I was pretty gung ho about getting into ML two years ago and put a lot of time into online courses like Ng's, books, and ground-up implementations of a lot of the common algorithms. I enjoyed it, but after a while it became clear to me that a lot of this stuff is better described as applied statistics.
And this can be powerful, of course, but it doesn't really have much of the magic of AI.
"a lot of this stuff is better described as applied statistics"
This is a key insight. Bravo!
To generalize a bit more, most of ML is applied mathematics. Getting a good grounding in the underlying math is the most illuminating step to learning ML (spoken as someone who wasted a lot of time doing other things thanks to an irrational fear of learning mathematics and am still bad at it)
Deep math/stat understanding combined with the engineering bits(like programming, cleaning the data, running clusters) and the communication bits, (like visualization) brings you to (what should be) 'data science' (imvvho ymmv etc etc).
I am still not sure one person can pull it all off-it probably needs a solid team of specialists. But hey 'data scientist' is a hot job description, and so you can't blame people who know bits and pieces (sometimes very small bits and pieces ;) ) calling themselves 'data scientists' or whatever. "Machine Learning for Hackers" and all that jazz. We've seen all this before with "HTML coders" from the nineties.
Work as a search quality engineer at Google and you do pretty much all of that.

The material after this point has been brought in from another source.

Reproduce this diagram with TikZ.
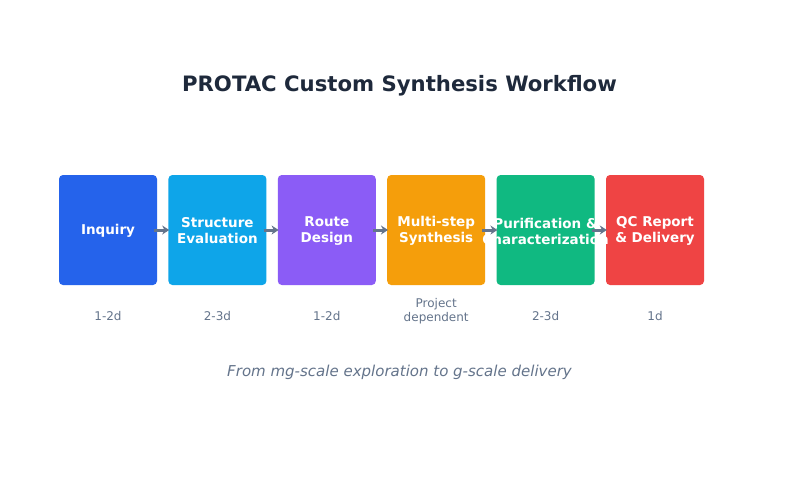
\documentclass[tikz,border=0pt]{standalone}
\usepackage{fontspec}
\setmainfont{DejaVu Sans}
\usepackage{tikz}
\usetikzlibrary{arrows.meta,positioning,calc}
\definecolor{titlenavy}{RGB}{30,41,59}
\definecolor{slategray}{RGB}{100,116,139}
\definecolor{stepblue}{RGB}{37,99,235}
\definecolor{stepsky}{RGB}{14,165,233}
\definecolor{steppurple}{RGB}{139,92,246}
\definecolor{steporange}{RGB}{245,158,11}
\definecolor{stepgreen}{RGB}{16,185,129}
\definecolor{stepred}{RGB}{239,68,68}

\tikzset{
    stepbox/.style={rounded corners=4pt, minimum width=98pt, minimum height=110pt,
        inner sep=0pt, align=center, text=white, font=\fontsize{13.5pt}{16pt}\selectfont\bfseries},
    steptext/.style={align=center, text=white, inner sep=0pt, font=\fontsize{13.5pt}{16pt}\selectfont\bfseries},
    timelabel/.style={align=center, text=slategray, font=\fontsize{12pt}{14pt}\selectfont},
    flowarrow/.style={-{Stealth[length=7pt,width=9pt]}, draw=slategray, line width=3pt}
}

\begin{document}
\begin{tikzpicture}
            \useasboundingbox[fill=white] (0pt,0pt) rectangle (799pt,-477pt);

            % title
            \node[text=titlenavy, font=\fontsize{21.2pt}{25pt}\selectfont\bfseries] (title) at (399.5pt,-86pt) {PROTAC Custom Synthesis Workflow};

            % workflow steps
            \node[stepbox, fill=stepblue] (inquiry) at (108pt,-230pt) {};
            \node[stepbox, fill=stepsky, right=11pt of inquiry] (structure) {};
            \node[stepbox, fill=steppurple, right=11pt of structure] (route) {};
            \node[stepbox, fill=steporange, right=11pt of route] (synthesis) {};
            \node[stepbox, fill=stepgreen, right=11pt of synthesis] (purification) {};
            \node[stepbox, fill=stepred, right=11pt of purification] (delivery) {};

            % step labels
            \node[steptext] (inquirytext) at ($(inquiry.center)+(0,-0.5pt)$) {Inquiry};
            \node[steptext] (structuretext) at ($(structure.center)+(0,-1pt)$) {Structure\\Evaluation};
            \node[steptext] (routetext) at ($(route.center)+(0,-1pt)$) {Route\\Design};
            \node[steptext] (synthesistext) at ($(synthesis.center)+(0,-1pt)$) {Multi-step\\Synthesis};
            \node[steptext] (purificationtext) at ($(purification.center)+(0,-1pt)$) {Purification \&\\Characterization};
            \node[steptext] (deliverytext) at ($(delivery.center)+(0,-1pt)$) {QC Report\\\& Delivery};

            % arrows
            \draw[flowarrow] ($(inquiry.east)+(-3pt,0)$) -- ($(structure.west)+(1pt,0)$);
            \draw[flowarrow] ($(structure.east)+(-3pt,0)$) -- ($(route.west)+(1pt,0)$);
            \draw[flowarrow] ($(route.east)+(-3pt,0)$) -- ($(synthesis.west)+(1pt,0)$);
            \draw[flowarrow] ($(synthesis.east)+(-3pt,0)$) -- ($(purification.west)+(1pt,0)$);
            \draw[flowarrow] ($(purification.east)+(-3pt,0)$) -- ($(delivery.west)+(1pt,0)$);

            % durations
            \node[timelabel] (t1) at (inquiry.center |- 0,-316pt) {1-2d};
            \node[timelabel] (t2) at (structure.center |- 0,-316pt) {2-3d};
            \node[timelabel] (t3) at (route.center |- 0,-316pt) {1-2d};
            \node[timelabel] (t4) at (synthesis.center |- 0,-311pt) {Project\\dependent};
            \node[timelabel] (t5) at (purification.center |- 0,-316pt) {2-3d};
            \node[timelabel] (t6) at (delivery.center |- 0,-316pt) {1d};

            % caption
            \node[text=slategray, font=\fontsize{15pt}{18pt}\selectfont\itshape] (caption) at (399.5pt,-372pt) {From mg-scale exploration to g-scale delivery};
        \end{tikzpicture}
\end{document}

Except for running the clusters[1], I've done pretty much all of those steps myself. I started with a nice statistical idea, built some simple models, played with feature selection and learning algorithms, built model viewers, built classifiers, validated classifiers, built demos, validated demos, built a production implementation[2], optimized the production implementation to make it small/fast enough, and finally launched a big search quality improvement.
[1] I certainly write distributed code that runs on them, but maintaining the DCs definitely isn't part of my job description.
[2] Validation of the final quality in prod is actually someone else's job, not because I couldn't do it, but you might not want me to tell you how good my stuff is, cause you know, I might be biased.
Right, it's less sexy than people think. That was my reaction when taking an Artificial Intelligence class and a Machine Learning class over 10 years ago as an undergrad. I was like, "these are unprincipled hacks". I liked graphics better. There were actual algorithms.
But in college you never get to apply them to real problems. I think if you apply them to real problems you'll have the revelation. Especially when you try other approaches first. But actually applying them requires domain knowledge, data cleaning skills, and programming skills beyond what many people have (certainly myself as an undergraduate).
Not disagreeing with your second paragraph, but just wanted to point out that Machine Learning has matured way beyond the "unprincipled hacks" phase, and as was correctly pointed out above, can be seen as a direction in applied statistics. If you look at a modern course in multivariate statistics, there's a significant overlap with ML (http://goo.gl/GTDUC).
I think people's expectation of a new scientific or engineering discipline to be "sexy" or "magic" is simply a sign of widespread ignorance of the field, so it's a good thing when something becomes less "magic" and more "real". I bet airplanes were "magic" until we learned how to fly them consistently and safely :)
Machine learning is full of hacks to connect theory to producing results given constraints. That's not too different from hacks that are done for the sake of performance in graphics rendering.
And this can be powerful, of course, but it doesn't really have much of the magic of AI.